▼
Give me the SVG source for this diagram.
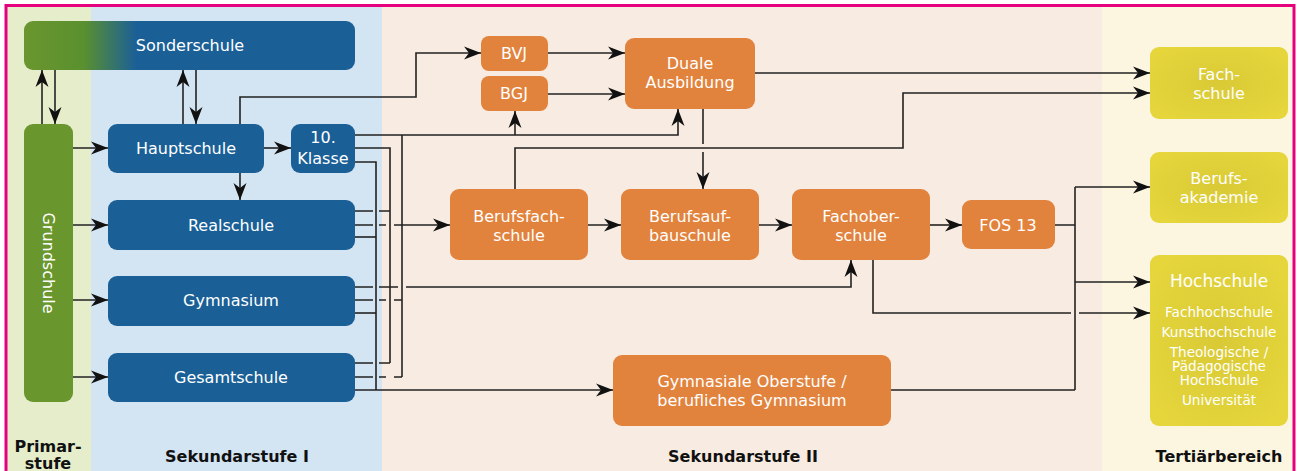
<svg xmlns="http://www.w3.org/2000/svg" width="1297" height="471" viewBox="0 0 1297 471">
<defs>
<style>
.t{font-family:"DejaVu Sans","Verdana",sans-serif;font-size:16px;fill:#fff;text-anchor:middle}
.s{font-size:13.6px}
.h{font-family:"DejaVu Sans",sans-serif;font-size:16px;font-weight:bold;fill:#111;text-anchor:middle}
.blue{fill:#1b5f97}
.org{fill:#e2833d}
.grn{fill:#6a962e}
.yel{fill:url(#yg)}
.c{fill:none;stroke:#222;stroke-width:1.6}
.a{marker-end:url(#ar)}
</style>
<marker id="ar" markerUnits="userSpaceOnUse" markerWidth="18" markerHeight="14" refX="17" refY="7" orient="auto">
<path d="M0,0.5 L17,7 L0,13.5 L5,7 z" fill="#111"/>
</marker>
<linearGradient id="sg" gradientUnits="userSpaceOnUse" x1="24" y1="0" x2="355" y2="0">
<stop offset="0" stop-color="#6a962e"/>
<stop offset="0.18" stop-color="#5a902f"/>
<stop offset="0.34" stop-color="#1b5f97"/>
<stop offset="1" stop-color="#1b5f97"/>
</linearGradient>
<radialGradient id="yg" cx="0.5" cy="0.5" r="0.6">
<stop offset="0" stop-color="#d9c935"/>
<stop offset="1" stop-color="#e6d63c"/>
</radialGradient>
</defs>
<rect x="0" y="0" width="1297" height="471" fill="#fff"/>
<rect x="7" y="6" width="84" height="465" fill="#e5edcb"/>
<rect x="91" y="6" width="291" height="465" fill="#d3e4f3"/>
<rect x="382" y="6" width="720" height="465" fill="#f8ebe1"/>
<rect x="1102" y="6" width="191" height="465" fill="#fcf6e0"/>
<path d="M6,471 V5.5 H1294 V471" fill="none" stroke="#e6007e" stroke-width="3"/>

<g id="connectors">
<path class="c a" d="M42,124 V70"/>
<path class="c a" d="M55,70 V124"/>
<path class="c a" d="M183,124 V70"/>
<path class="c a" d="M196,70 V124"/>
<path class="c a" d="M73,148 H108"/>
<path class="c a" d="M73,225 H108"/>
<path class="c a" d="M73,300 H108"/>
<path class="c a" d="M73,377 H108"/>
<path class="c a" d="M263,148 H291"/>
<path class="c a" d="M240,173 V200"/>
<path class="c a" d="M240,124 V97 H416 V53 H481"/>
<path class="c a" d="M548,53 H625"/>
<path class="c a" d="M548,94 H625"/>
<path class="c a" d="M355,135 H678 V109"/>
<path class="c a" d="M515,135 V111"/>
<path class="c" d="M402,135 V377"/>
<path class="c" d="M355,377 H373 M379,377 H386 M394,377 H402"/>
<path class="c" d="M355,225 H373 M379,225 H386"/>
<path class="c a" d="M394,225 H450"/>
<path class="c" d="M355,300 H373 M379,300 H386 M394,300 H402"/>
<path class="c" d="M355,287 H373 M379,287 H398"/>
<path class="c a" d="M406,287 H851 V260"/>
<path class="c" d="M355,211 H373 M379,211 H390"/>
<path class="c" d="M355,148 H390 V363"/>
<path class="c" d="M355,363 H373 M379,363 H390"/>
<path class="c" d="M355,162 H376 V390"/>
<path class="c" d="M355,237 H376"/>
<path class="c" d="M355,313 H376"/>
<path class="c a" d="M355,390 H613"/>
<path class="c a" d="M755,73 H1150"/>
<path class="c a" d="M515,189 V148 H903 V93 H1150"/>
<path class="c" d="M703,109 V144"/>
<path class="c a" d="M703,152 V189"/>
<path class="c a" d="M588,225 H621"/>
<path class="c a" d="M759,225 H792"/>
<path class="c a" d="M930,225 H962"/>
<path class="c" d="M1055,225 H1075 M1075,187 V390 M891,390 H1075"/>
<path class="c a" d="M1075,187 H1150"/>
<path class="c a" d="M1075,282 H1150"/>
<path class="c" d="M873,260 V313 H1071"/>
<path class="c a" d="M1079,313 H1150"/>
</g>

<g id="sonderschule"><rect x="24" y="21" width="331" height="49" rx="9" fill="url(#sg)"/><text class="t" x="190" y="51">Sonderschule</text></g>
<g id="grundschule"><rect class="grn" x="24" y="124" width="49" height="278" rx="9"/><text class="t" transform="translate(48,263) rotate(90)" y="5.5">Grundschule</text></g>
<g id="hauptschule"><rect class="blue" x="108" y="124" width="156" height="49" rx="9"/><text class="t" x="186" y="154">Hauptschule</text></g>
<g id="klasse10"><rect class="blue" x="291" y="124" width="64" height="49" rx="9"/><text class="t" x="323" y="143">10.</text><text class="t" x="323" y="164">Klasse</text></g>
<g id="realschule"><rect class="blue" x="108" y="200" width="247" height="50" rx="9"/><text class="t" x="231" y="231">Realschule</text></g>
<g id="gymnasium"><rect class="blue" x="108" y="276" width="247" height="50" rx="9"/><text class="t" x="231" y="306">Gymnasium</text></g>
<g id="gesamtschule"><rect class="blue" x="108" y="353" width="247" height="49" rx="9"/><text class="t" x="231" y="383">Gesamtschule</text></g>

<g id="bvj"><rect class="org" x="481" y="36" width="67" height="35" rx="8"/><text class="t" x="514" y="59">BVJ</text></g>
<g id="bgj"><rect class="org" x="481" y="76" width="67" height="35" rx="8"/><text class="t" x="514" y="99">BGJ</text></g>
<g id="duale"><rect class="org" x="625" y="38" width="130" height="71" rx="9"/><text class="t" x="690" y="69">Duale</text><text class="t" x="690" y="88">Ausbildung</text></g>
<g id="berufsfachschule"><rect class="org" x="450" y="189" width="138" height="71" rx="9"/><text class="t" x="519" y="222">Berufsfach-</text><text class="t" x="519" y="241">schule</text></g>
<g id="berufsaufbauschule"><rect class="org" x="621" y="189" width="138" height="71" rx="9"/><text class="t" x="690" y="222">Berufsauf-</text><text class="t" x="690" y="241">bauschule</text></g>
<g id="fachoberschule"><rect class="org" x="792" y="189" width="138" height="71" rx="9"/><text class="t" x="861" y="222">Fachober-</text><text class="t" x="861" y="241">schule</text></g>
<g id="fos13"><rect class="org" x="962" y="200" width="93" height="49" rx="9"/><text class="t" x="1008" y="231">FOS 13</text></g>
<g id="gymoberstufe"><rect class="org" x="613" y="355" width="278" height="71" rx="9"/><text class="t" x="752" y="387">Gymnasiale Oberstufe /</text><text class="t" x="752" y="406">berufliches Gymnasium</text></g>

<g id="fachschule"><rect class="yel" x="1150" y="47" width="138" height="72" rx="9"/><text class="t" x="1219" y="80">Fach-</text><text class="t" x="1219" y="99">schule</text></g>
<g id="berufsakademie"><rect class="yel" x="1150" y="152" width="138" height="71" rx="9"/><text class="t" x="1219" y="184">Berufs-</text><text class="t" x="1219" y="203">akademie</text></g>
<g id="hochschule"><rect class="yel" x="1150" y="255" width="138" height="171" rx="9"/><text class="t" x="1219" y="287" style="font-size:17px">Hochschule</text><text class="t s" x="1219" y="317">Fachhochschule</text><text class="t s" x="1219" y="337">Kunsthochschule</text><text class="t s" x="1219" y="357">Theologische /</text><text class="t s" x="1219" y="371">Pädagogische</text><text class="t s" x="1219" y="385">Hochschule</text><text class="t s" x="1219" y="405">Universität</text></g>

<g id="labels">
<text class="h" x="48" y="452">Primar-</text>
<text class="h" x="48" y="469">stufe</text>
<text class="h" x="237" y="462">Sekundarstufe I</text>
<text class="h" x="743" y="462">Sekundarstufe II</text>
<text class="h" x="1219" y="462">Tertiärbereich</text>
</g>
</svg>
▲
Omit pictures; set down the rest of the material word for word.

Give me the SVG source for this diagram.
<svg xmlns="http://www.w3.org/2000/svg" width="1297" height="471" viewBox="0 0 1297 471">
<defs>
<style>
.t{font-family:"DejaVu Sans","Verdana",sans-serif;font-size:16px;fill:#fff;text-anchor:middle}
.s{font-size:13.6px}
.h{font-family:"DejaVu Sans",sans-serif;font-size:16px;font-weight:bold;fill:#111;text-anchor:middle}
.blue{fill:#1b5f97}
.org{fill:#e2833d}
.grn{fill:#6a962e}
.yel{fill:url(#yg)}
.c{fill:none;stroke:#222;stroke-width:1.6}
.a{marker-end:url(#ar)}
</style>
<marker id="ar" markerUnits="userSpaceOnUse" markerWidth="18" markerHeight="14" refX="17" refY="7" orient="auto">
<path d="M0,0.5 L17,7 L0,13.5 L5,7 z" fill="#111"/>
</marker>
<linearGradient id="sg" gradientUnits="userSpaceOnUse" x1="24" y1="0" x2="355" y2="0">
<stop offset="0" stop-color="#6a962e"/>
<stop offset="0.18" stop-color="#5a902f"/>
<stop offset="0.34" stop-color="#1b5f97"/>
<stop offset="1" stop-color="#1b5f97"/>
</linearGradient>
<radialGradient id="yg" cx="0.5" cy="0.5" r="0.6">
<stop offset="0" stop-color="#d9c935"/>
<stop offset="1" stop-color="#e6d63c"/>
</radialGradient>
</defs>
<rect x="0" y="0" width="1297" height="471" fill="#fff"/>
<rect x="7" y="6" width="84" height="465" fill="#e5edcb"/>
<rect x="91" y="6" width="291" height="465" fill="#d3e4f3"/>
<rect x="382" y="6" width="720" height="465" fill="#f8ebe1"/>
<rect x="1102" y="6" width="191" height="465" fill="#fcf6e0"/>
<path d="M6,471 V5.5 H1294 V471" fill="none" stroke="#e6007e" stroke-width="3"/>

<g id="connectors">
<path class="c a" d="M42,124 V70"/>
<path class="c a" d="M55,70 V124"/>
<path class="c a" d="M183,124 V70"/>
<path class="c a" d="M196,70 V124"/>
<path class="c a" d="M73,148 H108"/>
<path class="c a" d="M73,225 H108"/>
<path class="c a" d="M73,300 H108"/>
<path class="c a" d="M73,377 H108"/>
<path class="c a" d="M263,148 H291"/>
<path class="c a" d="M240,173 V200"/>
<path class="c a" d="M240,124 V97 H416 V53 H481"/>
<path class="c a" d="M548,53 H625"/>
<path class="c a" d="M548,94 H625"/>
<path class="c a" d="M355,135 H678 V109"/>
<path class="c a" d="M515,135 V111"/>
<path class="c" d="M402,135 V377"/>
<path class="c" d="M355,377 H373 M379,377 H386 M394,377 H402"/>
<path class="c" d="M355,225 H373 M379,225 H386"/>
<path class="c a" d="M394,225 H450"/>
<path class="c" d="M355,300 H373 M379,300 H386 M394,300 H402"/>
<path class="c" d="M355,287 H373 M379,287 H398"/>
<path class="c a" d="M406,287 H851 V260"/>
<path class="c" d="M355,211 H373 M379,211 H390"/>
<path class="c" d="M355,148 H390 V363"/>
<path class="c" d="M355,363 H373 M379,363 H390"/>
<path class="c" d="M355,162 H376 V390"/>
<path class="c" d="M355,237 H376"/>
<path class="c" d="M355,313 H376"/>
<path class="c a" d="M355,390 H613"/>
<path class="c a" d="M755,73 H1150"/>
<path class="c a" d="M515,189 V148 H903 V93 H1150"/>
<path class="c" d="M703,109 V144"/>
<path class="c a" d="M703,152 V189"/>
<path class="c a" d="M588,225 H621"/>
<path class="c a" d="M759,225 H792"/>
<path class="c a" d="M930,225 H962"/>
<path class="c" d="M1055,225 H1075 M1075,187 V390 M891,390 H1075"/>
<path class="c a" d="M1075,187 H1150"/>
<path class="c a" d="M1075,282 H1150"/>
<path class="c" d="M873,260 V313 H1071"/>
<path class="c a" d="M1079,313 H1150"/>
</g>

<g id="sonderschule"><rect x="24" y="21" width="331" height="49" rx="9" fill="url(#sg)"/><text class="t" x="190" y="51">Sonderschule</text></g>
<g id="grundschule"><rect class="grn" x="24" y="124" width="49" height="278" rx="9"/><text class="t" transform="translate(48,263) rotate(90)" y="5.5">Grundschule</text></g>
<g id="hauptschule"><rect class="blue" x="108" y="124" width="156" height="49" rx="9"/><text class="t" x="186" y="154">Hauptschule</text></g>
<g id="klasse10"><rect class="blue" x="291" y="124" width="64" height="49" rx="9"/><text class="t" x="323" y="143">10.</text><text class="t" x="323" y="164">Klasse</text></g>
<g id="realschule"><rect class="blue" x="108" y="200" width="247" height="50" rx="9"/><text class="t" x="231" y="231">Realschule</text></g>
<g id="gymnasium"><rect class="blue" x="108" y="276" width="247" height="50" rx="9"/><text class="t" x="231" y="306">Gymnasium</text></g>
<g id="gesamtschule"><rect class="blue" x="108" y="353" width="247" height="49" rx="9"/><text class="t" x="231" y="383">Gesamtschule</text></g>

<g id="bvj"><rect class="org" x="481" y="36" width="67" height="35" rx="8"/><text class="t" x="514" y="59">BVJ</text></g>
<g id="bgj"><rect class="org" x="481" y="76" width="67" height="35" rx="8"/><text class="t" x="514" y="99">BGJ</text></g>
<g id="duale"><rect class="org" x="625" y="38" width="130" height="71" rx="9"/><text class="t" x="690" y="69">Duale</text><text class="t" x="690" y="88">Ausbildung</text></g>
<g id="berufsfachschule"><rect class="org" x="450" y="189" width="138" height="71" rx="9"/><text class="t" x="519" y="222">Berufsfach-</text><text class="t" x="519" y="241">schule</text></g>
<g id="berufsaufbauschule"><rect class="org" x="621" y="189" width="138" height="71" rx="9"/><text class="t" x="690" y="222">Berufsauf-</text><text class="t" x="690" y="241">bauschule</text></g>
<g id="fachoberschule"><rect class="org" x="792" y="189" width="138" height="71" rx="9"/><text class="t" x="861" y="222">Fachober-</text><text class="t" x="861" y="241">schule</text></g>
<g id="fos13"><rect class="org" x="962" y="200" width="93" height="49" rx="9"/><text class="t" x="1008" y="231">FOS 13</text></g>
<g id="gymoberstufe"><rect class="org" x="613" y="355" width="278" height="71" rx="9"/><text class="t" x="752" y="387">Gymnasiale Oberstufe /</text><text class="t" x="752" y="406">berufliches Gymnasium</text></g>

<g id="fachschule"><rect class="yel" x="1150" y="47" width="138" height="72" rx="9"/><text class="t" x="1219" y="80">Fach-</text><text class="t" x="1219" y="99">schule</text></g>
<g id="berufsakademie"><rect class="yel" x="1150" y="152" width="138" height="71" rx="9"/><text class="t" x="1219" y="184">Berufs-</text><text class="t" x="1219" y="203">akademie</text></g>
<g id="hochschule"><rect class="yel" x="1150" y="255" width="138" height="171" rx="9"/><text class="t" x="1219" y="287" style="font-size:17px">Hochschule</text><text class="t s" x="1219" y="317">Fachhochschule</text><text class="t s" x="1219" y="337">Kunsthochschule</text><text class="t s" x="1219" y="357">Theologische /</text><text class="t s" x="1219" y="371">Pädagogische</text><text class="t s" x="1219" y="385">Hochschule</text><text class="t s" x="1219" y="405">Universität</text></g>

<g id="labels">
<text class="h" x="48" y="452">Primar-</text>
<text class="h" x="48" y="469">stufe</text>
<text class="h" x="237" y="462">Sekundarstufe I</text>
<text class="h" x="743" y="462">Sekundarstufe II</text>
<text class="h" x="1219" y="462">Tertiärbereich</text>
</g>
</svg>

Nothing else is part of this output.